I'd suggest RuntimeError

akihironitta commented 2 years ago

Updating the assignee as this is already being worked on in #13240.

01tot10 commented 2 weeks ago

I had a similar need as the OP, e.g. saving LightningDataModule hyperparamers with save_hyperparameters() at a specific point of the production pipeline using a LightningModule hook. While the API made it look like this worked as intended (no errors were raised) in my initial implementation, the requested hyperparameters didn't appear in the experiment manager after the run had finished.

From my perspective, the documentation or the API should be more explicit in how/where save_hyperparameters() should be used. Currently, the method's documentation in LightningDataModule links to the corresponding part in the LightningModule docs. However, the sentence stating that the method should be used "within your LightningModule’s init method" is not strictly true in this case, as calling the method seems to also work from LightningDataModule.setup(). As mentioned earlier, I had to find out later that calling the method from a LightningModule hook (on_train_start() more specifically) didn't work, so I think in this case the API should have warned me of improper use.

The same story in terms of what I had code-wise. I have the following method implemented in my LightningDataModule.

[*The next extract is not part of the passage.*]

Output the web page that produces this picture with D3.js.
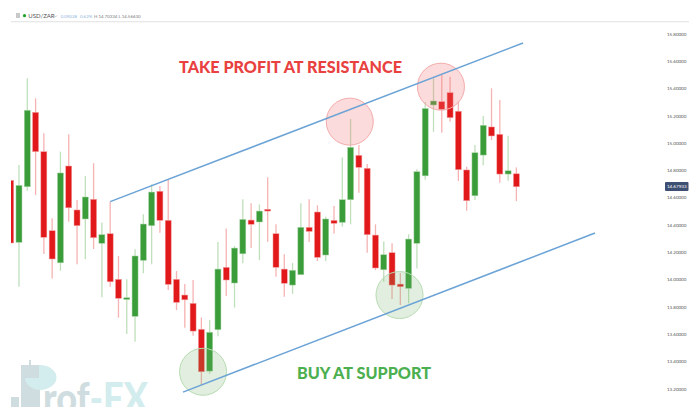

class LitDataModule(L.LightningDataModule):
      ...
     def log_attributes(self) -> None:
         logged_attributes = {
             "att_1": value_1,
             "att_2": value_2,
             ...
         }
         self.save_hyperparameters(logged_attributes)

... and I was calling the method from a LightingModule hook like so:

def on_train_start(self) -> None:
    if self.trainer.datamodule:
        self.trainer.datamodule.log_attributes()

In this case, the requested attributes didn't appear in the experiment manager, for which I don't have a clear explanation. I changed the logic afterwards to:

class LitDataModule(L.LightningDataModule):
    def setup(self, stage: str = None) -> None:
        ...
        if stage.state == "fit":
            self.log_attributes()

... which seems to work at least for now, unless I run into something unexpected.